--- start ---

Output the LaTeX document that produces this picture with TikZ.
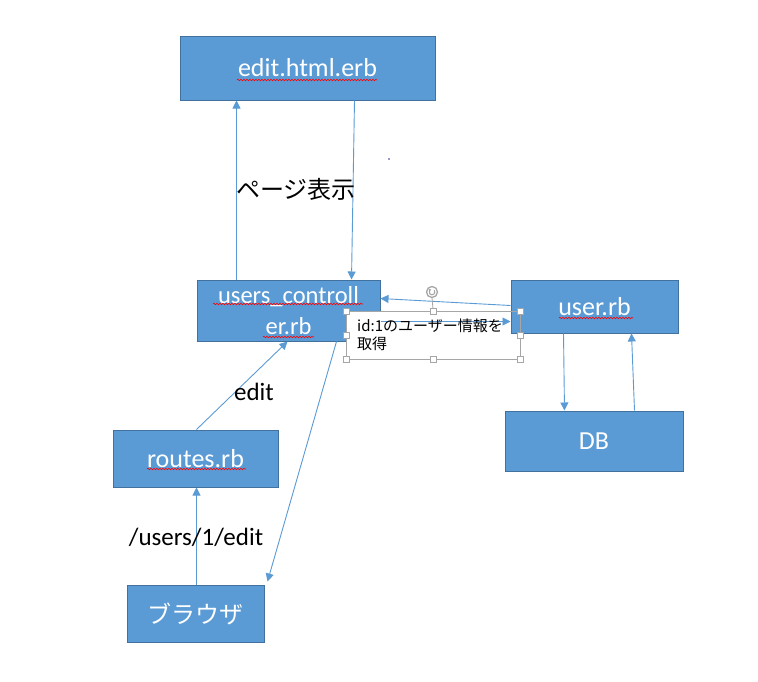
\documentclass[tikz,border=0pt]{standalone}
\usepackage{fontspec}
\setmainfont{Carlito}
\newfontfamily\jp{Noto Sans CJK JP}
\usetikzlibrary{arrows.meta,decorations.pathmorphing}
\definecolor{boxfill}{HTML}{5B9BD5}
\definecolor{boxline}{HTML}{41719C}
\definecolor{arrowc}{HTML}{5B9BD5}
\definecolor{selgray}{HTML}{A6A6A6}
\definecolor{dotc}{HTML}{2F2F9F}
\tikzset{
  box/.style={draw=boxline, fill=boxfill, line width=1pt, text=white,
    font=\fontsize{26}{30}\selectfont, inner sep=0pt, align=center},
  arr/.style={draw=arrowc, line width=0.9pt, -{Triangle[width=8pt,length=8pt]}},
  lbl/.style={font=\fontsize{25}{30}\selectfont, text=black, inner sep=0pt},
  handle/.style={draw=selgray, fill=white, line width=0.8pt, minimum size=6pt, inner sep=0pt},
  squig/.style={draw=red, line width=0.6pt, decorate,
    decoration={snake, amplitude=0.8pt, segment length=3pt}},
}
\begin{document}
\begin{tikzpicture}[x=1pt,y=-1pt]
\useasboundingbox[fill=white] (0,0) rectangle (758,681);

% boxes
\node[box, minimum width=255pt, minimum height=64pt] (edit) at (307.5,68) {edit.html.erb};
\node[box, minimum width=183pt, minimum height=61pt, font=\fontsize{24.5}{32}\selectfont] (ctrl) at (288.5,310.5) {users\_controll\\[-1pt]er.rb};
% text box background (covers part of controller box)
\node[fill=white, inner sep=0pt, minimum width=174pt, minimum height=48pt, anchor=north west] (tb) at (346,311) {};
\node[box, minimum width=167pt, minimum height=53pt] (user) at (594.5,306.5) {user.rb};
\node[box, minimum width=178pt, minimum height=60pt] (db) at (594,441) {DB};
\node[box, minimum width=165pt, minimum height=57pt] (routes) at (195.5,458.5) {routes.rb};
\node[box, minimum width=137pt, minimum height=57pt, font=\jp\fontsize{24}{28}\selectfont] (browser) at (195.5,613.5) {ブラウザ};

% connectors
\draw[arr] ([xshift=40pt]ctrl.north west) -- ([xshift=57pt]edit.south west);
\draw[arr] ([xshift=175pt]edit.south west) -- ([xshift=155pt]ctrl.north west);
\draw[arr] ([yshift=-26pt]user.north west) -- ([yshift=-19pt]ctrl.north east);
\draw[arr] ([yshift=-42pt]ctrl.north east) -- ([yshift=-42pt]user.north west);
\draw[arr] ([xshift=140pt]ctrl.south west) -- ([xshift=3pt,yshift=3pt]browser.north east);
\draw[arr] ([xshift=84pt]routes.north west) -- ([xshift=91pt]ctrl.south west);
\draw[arr] ([xshift=70pt]browser.north west) -- ([xshift=84pt]routes.south west);
\draw[arr] ([xshift=53pt]user.south west) -- ([xshift=60pt]db.north west);
\draw[arr] ([xshift=130pt]db.north west) -- ([xshift=121pt]user.south west);

% labels
\node[lbl, font=\jp\fontsize{24}{28}\selectfont] (page) at (296,189) {ページ表示};
\node[lbl] (editlbl) at (254,392) {edit};
\node[lbl] (url) at (196,537) {/users/1/edit};
\node[anchor=north west, inner sep=0pt, align=left, font=\jp\fontsize{15}{18}\selectfont] (tbtext) at (357,319) {id:1のユーザー情報を\\取得};

% tiny dot
\fill[dotc] (389,159) circle (0.8pt);

% selection frame and handles
\draw[selgray, line width=0.8pt] (tb.north west) rectangle (tb.south east);
\coordinate (rotbase) at (432,298);
\draw[selgray, line width=0.8pt] (rotbase) -- (tb.north);
\draw[selgray, line width=1.3pt] (432,292) circle (5.5pt);
\draw[selgray, line width=1.1pt, -{Stealth[length=2.5pt,width=3pt]}] (432,292) ++(-40:2.8) arc (-40:250:2.8);
\foreach \a in {north west,north,north east,west,east,south west,south,south east}
  \node[handle] at (tb.\a) {};

% spell-check underlines
\draw[squig] (237,80) -- (377,80);
\draw[squig] (213,304) -- (363,304);
\draw[squig] (263,337) -- (314,337);
\draw[squig] (559,318) -- (633,318);
\draw[squig] (147,469) -- (246,469);
\end{tikzpicture}
\end{document}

--- end ---

Repeat, word for word and with no pictures, only the lines running from the beginning of the data to the line that contains "(0,0) rectangle (758,681);".

THE REPLY:
Output the LaTeX document that produces this picture with TikZ.
\documentclass[tikz,border=0pt]{standalone}
\usepackage{fontspec}
\setmainfont{Carlito}
\newfontfamily\jp{Noto Sans CJK JP}
\usetikzlibrary{arrows.meta,decorations.pathmorphing}
\definecolor{boxfill}{HTML}{5B9BD5}
\definecolor{boxline}{HTML}{41719C}
\definecolor{arrowc}{HTML}{5B9BD5}
\definecolor{selgray}{HTML}{A6A6A6}
\definecolor{dotc}{HTML}{2F2F9F}
\tikzset{
  box/.style={draw=boxline, fill=boxfill, line width=1pt, text=white,
    font=\fontsize{26}{30}\selectfont, inner sep=0pt, align=center},
  arr/.style={draw=arrowc, line width=0.9pt, -{Triangle[width=8pt,length=8pt]}},
  lbl/.style={font=\fontsize{25}{30}\selectfont, text=black, inner sep=0pt},
  handle/.style={draw=selgray, fill=white, line width=0.8pt, minimum size=6pt, inner sep=0pt},
  squig/.style={draw=red, line width=0.6pt, decorate,
    decoration={snake, amplitude=0.8pt, segment length=3pt}},
}
\begin{document}
\begin{tikzpicture}[x=1pt,y=-1pt]
\useasboundingbox[fill=white] (0,0) rectangle (758,681);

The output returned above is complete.